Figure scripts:
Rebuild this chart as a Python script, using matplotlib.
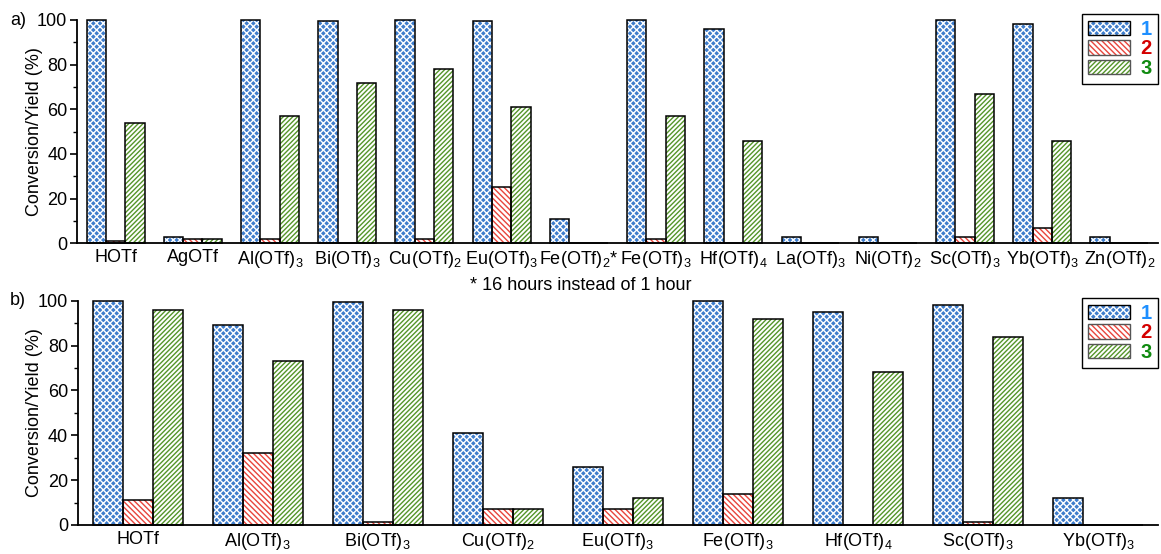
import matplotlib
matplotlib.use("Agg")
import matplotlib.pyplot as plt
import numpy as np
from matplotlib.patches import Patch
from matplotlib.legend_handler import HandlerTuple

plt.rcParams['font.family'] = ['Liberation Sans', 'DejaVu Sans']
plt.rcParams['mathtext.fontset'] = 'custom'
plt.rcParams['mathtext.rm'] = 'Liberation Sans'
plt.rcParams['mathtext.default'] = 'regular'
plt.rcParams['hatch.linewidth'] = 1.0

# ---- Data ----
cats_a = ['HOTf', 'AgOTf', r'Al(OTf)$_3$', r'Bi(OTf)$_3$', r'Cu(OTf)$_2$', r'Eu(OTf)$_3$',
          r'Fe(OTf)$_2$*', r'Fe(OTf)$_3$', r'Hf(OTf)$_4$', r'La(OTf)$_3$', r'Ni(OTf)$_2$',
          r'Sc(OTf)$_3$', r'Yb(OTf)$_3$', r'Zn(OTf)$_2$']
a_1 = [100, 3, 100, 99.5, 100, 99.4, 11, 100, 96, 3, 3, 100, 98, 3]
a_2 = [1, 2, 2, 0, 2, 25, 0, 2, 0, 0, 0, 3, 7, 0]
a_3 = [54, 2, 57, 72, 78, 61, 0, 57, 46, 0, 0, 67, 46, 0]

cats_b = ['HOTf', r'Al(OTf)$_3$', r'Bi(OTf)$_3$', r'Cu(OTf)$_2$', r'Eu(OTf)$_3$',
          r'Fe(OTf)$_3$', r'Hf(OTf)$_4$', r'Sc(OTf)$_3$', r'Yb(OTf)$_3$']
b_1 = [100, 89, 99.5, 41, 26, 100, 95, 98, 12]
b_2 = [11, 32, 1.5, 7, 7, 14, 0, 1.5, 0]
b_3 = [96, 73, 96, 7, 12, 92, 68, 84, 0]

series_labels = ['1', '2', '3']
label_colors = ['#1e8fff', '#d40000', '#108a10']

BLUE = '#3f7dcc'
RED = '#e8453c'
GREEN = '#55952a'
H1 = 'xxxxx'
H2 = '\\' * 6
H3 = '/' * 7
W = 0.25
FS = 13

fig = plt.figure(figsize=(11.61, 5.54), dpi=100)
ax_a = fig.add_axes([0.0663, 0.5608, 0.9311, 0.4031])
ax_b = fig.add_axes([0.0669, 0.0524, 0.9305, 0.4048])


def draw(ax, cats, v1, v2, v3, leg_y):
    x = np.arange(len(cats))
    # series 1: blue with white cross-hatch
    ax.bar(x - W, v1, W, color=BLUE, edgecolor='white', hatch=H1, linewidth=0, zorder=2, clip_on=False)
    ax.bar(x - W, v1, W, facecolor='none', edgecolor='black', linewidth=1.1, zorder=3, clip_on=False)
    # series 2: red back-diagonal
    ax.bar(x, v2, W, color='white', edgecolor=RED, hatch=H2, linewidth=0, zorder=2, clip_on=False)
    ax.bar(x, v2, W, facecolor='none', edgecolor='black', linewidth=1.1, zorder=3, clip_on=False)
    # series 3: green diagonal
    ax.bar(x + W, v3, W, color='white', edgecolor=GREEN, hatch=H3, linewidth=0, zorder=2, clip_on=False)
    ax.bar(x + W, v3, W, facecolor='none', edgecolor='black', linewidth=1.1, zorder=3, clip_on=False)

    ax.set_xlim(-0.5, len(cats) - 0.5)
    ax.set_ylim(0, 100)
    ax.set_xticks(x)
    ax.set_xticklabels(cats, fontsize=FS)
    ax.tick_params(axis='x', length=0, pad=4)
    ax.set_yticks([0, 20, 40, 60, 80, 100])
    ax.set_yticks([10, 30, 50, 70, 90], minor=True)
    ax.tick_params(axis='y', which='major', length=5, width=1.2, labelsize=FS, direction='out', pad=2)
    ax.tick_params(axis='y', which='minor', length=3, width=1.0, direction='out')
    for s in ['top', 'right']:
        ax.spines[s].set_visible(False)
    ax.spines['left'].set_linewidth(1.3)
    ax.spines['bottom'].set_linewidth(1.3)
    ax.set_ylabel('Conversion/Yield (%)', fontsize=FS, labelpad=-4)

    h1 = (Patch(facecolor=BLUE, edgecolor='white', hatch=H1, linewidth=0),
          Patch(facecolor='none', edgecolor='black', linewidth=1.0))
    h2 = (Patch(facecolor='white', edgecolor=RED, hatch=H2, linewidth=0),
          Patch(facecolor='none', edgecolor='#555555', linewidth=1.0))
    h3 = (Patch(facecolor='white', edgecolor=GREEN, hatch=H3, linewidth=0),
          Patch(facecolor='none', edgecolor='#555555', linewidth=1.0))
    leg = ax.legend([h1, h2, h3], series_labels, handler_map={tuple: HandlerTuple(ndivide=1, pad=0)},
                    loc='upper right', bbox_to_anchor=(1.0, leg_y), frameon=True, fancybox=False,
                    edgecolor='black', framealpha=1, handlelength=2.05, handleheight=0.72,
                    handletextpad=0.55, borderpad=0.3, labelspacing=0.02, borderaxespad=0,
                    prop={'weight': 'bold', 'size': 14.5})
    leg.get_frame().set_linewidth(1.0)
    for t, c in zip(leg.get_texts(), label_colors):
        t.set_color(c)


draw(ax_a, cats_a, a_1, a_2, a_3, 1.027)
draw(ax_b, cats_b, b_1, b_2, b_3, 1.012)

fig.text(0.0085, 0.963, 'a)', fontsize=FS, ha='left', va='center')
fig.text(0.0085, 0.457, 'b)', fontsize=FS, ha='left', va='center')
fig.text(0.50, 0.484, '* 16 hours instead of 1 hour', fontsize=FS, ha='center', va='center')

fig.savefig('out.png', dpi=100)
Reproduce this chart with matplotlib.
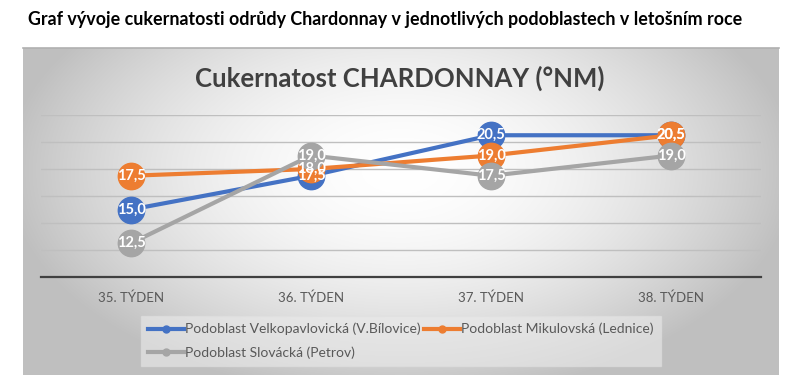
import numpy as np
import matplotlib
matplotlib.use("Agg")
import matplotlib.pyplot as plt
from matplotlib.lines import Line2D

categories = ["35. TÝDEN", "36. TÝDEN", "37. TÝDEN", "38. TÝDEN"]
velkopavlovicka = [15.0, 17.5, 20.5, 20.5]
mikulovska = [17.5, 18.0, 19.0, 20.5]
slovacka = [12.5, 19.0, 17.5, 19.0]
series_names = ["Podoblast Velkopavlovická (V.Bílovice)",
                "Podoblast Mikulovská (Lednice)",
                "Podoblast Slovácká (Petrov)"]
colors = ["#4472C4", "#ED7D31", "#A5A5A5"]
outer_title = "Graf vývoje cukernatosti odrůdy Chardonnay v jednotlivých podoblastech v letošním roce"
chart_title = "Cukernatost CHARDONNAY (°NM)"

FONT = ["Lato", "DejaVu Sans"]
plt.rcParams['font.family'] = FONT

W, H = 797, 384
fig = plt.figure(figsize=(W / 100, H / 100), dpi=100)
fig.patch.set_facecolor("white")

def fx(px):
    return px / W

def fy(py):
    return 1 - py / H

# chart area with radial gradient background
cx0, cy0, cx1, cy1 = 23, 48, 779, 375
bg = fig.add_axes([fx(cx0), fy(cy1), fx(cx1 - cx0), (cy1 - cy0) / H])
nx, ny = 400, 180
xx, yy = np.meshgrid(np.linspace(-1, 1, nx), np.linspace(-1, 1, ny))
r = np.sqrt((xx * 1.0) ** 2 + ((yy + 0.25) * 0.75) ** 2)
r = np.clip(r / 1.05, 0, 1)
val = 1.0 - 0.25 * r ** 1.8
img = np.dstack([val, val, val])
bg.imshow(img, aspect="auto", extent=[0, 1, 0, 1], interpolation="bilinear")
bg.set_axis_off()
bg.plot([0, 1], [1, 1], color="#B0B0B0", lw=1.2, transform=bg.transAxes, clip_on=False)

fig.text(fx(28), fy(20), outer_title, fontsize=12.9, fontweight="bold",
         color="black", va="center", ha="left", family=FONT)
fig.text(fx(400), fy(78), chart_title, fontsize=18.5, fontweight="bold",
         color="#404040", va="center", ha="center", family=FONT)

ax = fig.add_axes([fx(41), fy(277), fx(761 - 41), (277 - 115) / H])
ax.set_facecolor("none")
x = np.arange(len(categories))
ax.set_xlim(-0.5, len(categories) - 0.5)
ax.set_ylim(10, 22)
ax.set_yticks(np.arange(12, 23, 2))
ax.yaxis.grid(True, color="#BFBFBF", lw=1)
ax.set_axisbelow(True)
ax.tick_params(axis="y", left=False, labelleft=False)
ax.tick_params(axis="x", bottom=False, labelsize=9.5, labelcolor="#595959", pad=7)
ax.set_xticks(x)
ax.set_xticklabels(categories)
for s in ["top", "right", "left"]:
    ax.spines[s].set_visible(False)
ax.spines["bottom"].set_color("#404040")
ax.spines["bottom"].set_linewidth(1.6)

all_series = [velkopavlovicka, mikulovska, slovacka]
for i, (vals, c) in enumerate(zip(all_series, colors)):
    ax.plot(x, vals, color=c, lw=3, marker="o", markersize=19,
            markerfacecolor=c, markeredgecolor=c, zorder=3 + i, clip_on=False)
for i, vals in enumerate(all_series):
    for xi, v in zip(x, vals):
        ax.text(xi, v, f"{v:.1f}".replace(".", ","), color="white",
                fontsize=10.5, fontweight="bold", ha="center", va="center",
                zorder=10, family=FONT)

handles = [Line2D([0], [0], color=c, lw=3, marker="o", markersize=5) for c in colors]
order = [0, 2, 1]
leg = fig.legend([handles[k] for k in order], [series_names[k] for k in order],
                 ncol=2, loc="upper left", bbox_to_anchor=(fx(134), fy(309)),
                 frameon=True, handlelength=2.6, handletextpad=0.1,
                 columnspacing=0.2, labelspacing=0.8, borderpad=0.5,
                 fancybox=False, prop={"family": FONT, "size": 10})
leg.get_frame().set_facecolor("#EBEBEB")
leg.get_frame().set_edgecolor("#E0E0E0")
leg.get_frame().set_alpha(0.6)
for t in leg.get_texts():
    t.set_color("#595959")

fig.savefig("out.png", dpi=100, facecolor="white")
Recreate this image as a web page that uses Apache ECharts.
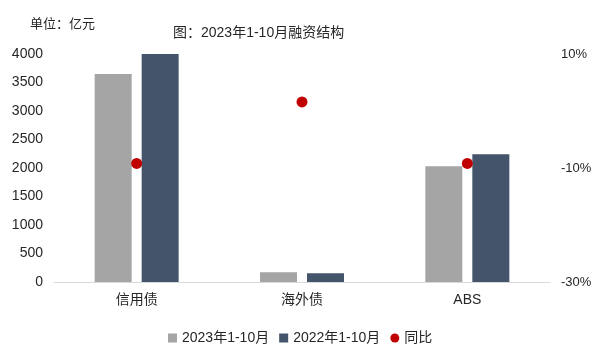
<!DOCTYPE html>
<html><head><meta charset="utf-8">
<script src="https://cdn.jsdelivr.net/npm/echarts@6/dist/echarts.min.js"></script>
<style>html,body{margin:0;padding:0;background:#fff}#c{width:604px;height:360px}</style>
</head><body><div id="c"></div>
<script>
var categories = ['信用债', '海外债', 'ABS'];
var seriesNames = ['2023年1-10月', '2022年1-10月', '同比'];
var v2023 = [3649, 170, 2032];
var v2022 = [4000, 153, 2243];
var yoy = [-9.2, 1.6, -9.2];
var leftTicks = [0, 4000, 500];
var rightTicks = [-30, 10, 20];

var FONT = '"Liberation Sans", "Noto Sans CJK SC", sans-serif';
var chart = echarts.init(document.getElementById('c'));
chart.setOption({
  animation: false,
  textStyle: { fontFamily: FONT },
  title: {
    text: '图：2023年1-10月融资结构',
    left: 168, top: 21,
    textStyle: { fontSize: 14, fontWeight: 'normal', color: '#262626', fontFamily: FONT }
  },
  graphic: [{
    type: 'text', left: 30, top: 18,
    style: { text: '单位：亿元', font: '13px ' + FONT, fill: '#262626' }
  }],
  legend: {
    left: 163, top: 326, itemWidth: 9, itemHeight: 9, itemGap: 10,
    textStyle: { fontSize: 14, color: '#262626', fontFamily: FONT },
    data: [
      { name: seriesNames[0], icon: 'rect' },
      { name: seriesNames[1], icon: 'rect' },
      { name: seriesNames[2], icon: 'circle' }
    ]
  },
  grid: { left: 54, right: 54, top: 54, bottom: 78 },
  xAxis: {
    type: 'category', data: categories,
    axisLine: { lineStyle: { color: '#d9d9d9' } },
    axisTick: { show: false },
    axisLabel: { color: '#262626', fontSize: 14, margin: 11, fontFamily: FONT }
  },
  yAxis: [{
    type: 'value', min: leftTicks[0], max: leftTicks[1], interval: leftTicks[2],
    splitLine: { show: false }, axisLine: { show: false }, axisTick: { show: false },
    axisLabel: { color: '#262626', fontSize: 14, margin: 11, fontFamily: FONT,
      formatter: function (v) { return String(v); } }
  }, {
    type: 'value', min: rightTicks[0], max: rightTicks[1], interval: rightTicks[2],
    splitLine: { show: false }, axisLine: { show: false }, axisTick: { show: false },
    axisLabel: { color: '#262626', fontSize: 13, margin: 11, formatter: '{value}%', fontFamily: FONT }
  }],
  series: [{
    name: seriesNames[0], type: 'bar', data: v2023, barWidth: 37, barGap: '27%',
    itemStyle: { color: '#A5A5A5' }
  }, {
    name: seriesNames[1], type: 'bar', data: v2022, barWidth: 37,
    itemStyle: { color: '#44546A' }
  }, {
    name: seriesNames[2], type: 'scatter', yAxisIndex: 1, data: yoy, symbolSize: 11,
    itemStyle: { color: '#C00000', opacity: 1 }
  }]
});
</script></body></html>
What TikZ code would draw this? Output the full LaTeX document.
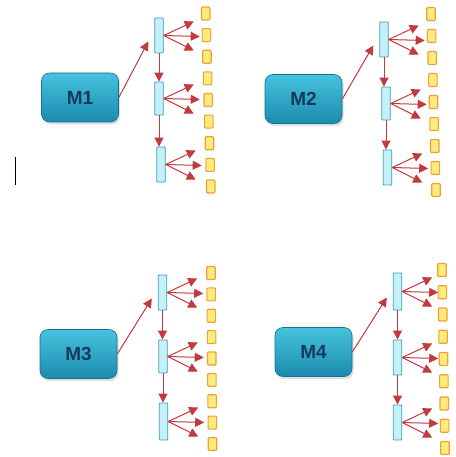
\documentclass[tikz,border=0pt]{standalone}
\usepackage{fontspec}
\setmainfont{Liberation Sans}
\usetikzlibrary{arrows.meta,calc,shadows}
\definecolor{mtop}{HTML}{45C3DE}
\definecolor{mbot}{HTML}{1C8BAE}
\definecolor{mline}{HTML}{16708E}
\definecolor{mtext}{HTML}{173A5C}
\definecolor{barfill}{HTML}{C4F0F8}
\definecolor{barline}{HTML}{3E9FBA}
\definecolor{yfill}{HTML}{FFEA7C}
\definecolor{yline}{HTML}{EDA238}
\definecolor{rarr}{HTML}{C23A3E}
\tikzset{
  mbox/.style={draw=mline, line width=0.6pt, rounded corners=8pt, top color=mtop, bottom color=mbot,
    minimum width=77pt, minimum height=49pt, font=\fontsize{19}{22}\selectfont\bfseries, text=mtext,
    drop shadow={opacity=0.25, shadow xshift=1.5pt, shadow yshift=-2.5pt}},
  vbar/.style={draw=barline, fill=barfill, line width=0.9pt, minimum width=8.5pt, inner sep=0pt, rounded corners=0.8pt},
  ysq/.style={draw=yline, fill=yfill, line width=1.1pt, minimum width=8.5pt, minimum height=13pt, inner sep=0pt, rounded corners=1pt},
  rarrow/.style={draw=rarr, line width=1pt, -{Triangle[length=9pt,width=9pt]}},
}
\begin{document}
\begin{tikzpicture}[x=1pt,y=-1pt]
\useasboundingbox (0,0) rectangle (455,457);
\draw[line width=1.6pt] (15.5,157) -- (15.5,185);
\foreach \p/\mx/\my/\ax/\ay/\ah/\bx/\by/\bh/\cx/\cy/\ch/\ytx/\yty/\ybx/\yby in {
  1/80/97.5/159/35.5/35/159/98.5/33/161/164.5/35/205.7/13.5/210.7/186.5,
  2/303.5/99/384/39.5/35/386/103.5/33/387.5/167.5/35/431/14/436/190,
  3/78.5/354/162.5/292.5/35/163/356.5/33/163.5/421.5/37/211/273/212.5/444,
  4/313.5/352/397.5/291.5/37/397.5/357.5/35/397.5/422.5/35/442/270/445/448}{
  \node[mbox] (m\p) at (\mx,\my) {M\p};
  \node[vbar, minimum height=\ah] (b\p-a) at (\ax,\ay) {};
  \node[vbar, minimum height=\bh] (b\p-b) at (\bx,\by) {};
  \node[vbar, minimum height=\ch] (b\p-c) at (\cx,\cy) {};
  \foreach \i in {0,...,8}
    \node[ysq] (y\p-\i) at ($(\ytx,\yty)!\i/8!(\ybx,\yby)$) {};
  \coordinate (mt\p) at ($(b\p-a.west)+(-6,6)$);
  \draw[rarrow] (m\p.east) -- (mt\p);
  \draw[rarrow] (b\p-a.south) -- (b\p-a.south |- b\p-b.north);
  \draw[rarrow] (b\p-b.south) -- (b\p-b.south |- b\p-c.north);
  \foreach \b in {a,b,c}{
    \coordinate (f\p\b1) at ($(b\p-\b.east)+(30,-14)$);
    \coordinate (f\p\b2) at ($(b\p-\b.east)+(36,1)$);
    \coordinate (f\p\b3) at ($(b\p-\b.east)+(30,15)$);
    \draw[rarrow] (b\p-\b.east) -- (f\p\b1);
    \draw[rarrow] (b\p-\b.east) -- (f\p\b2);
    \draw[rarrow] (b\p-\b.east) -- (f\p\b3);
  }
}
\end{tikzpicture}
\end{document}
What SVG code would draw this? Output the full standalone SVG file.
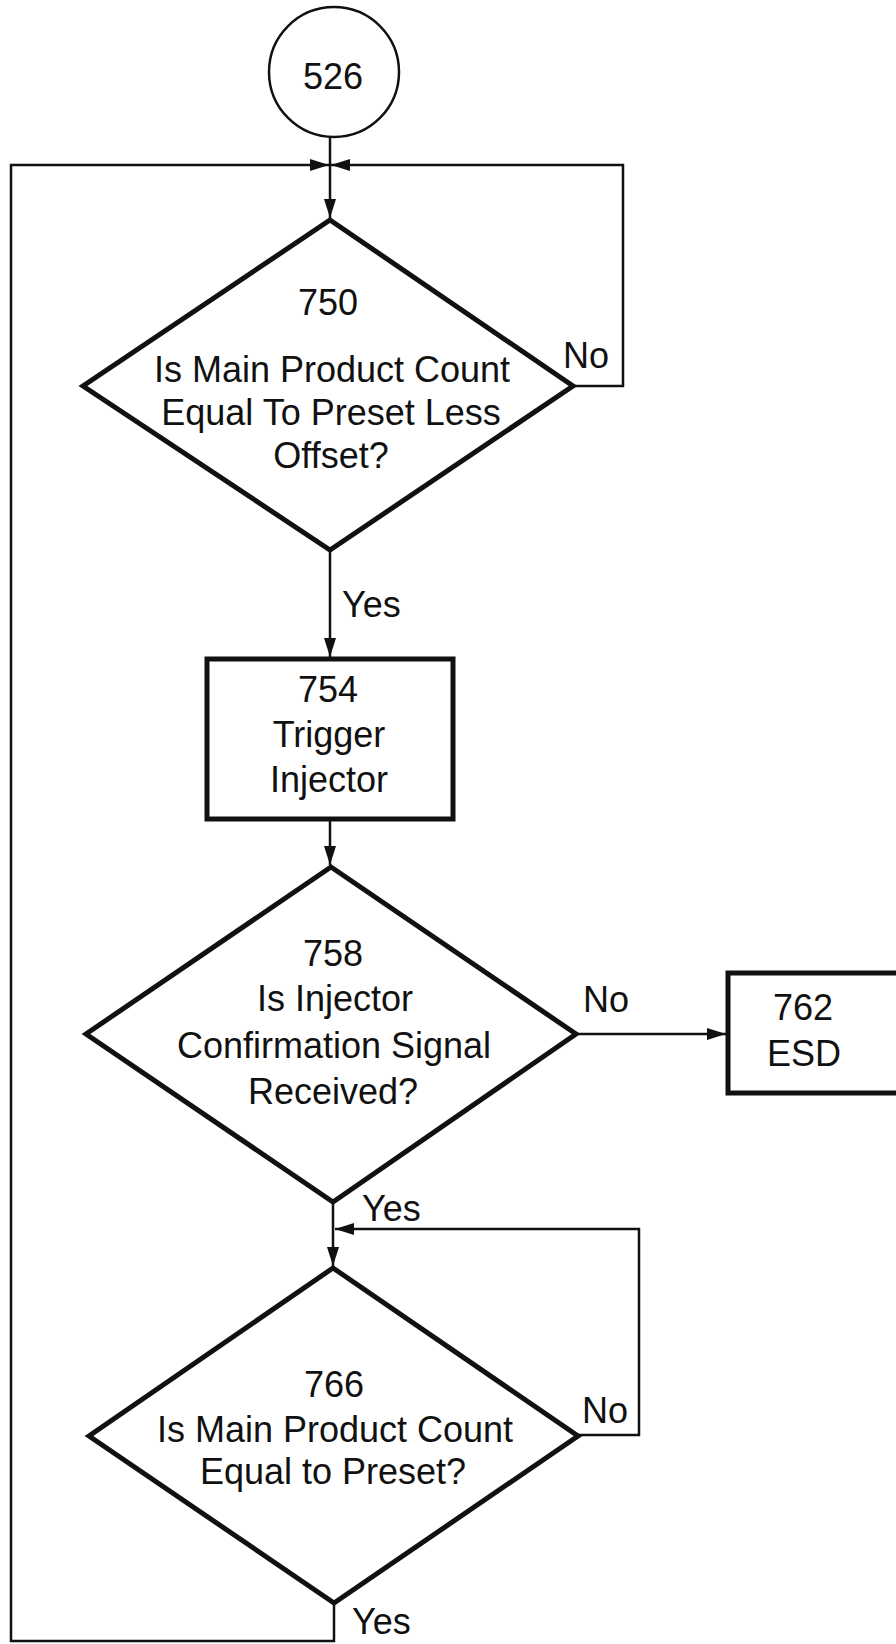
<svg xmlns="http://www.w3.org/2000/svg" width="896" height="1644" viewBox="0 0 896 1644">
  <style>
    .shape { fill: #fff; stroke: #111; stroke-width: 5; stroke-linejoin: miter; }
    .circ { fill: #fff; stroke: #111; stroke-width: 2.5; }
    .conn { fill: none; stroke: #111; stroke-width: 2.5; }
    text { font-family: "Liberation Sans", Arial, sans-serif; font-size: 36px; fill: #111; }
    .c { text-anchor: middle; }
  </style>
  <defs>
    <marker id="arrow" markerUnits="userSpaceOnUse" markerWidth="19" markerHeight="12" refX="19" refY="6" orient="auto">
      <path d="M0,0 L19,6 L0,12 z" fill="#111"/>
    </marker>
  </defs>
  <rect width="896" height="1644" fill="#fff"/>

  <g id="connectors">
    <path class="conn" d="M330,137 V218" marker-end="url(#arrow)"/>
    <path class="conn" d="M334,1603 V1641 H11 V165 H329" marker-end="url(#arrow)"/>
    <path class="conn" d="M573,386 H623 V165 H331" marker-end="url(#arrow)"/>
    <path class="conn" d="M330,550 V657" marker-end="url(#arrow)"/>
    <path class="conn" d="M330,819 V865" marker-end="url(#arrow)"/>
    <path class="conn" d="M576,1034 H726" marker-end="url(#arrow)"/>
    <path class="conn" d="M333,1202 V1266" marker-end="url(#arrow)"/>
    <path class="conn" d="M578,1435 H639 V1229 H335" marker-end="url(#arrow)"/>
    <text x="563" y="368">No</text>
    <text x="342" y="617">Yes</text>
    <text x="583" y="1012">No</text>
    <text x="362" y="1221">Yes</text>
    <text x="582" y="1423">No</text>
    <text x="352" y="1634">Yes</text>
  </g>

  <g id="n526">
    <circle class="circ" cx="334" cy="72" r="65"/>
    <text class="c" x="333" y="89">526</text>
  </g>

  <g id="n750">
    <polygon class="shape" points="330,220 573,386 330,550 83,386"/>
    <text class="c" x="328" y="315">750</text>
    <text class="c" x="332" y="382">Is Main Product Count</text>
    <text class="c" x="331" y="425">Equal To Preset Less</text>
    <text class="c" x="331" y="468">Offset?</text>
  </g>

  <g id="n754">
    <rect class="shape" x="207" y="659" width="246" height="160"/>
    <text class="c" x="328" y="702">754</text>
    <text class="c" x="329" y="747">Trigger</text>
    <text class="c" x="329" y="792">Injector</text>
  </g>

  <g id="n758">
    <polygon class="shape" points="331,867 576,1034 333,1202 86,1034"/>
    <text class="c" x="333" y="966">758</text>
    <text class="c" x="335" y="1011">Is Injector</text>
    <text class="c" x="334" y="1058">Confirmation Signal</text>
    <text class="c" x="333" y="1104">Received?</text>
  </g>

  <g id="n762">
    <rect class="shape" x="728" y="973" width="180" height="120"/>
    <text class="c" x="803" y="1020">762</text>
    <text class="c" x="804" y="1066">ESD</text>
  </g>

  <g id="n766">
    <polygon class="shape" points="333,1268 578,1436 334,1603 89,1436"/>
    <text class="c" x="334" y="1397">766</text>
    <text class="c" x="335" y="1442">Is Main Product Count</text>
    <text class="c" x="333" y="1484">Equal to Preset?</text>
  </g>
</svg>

▸ **DIRECTION**: Extract, word for word, each line from the top of the data down to and including the line with "from matplotlib.legend_handler import"; skip the pictures.

▸ **FULL SOLUTION**:
Rebuild this chart as a Python script, using matplotlib.
import matplotlib
matplotlib.use("Agg")
import matplotlib.pyplot as plt
import numpy as np
from matplotlib.patches import Patch
from matplotlib.legend_handler import HandlerTuple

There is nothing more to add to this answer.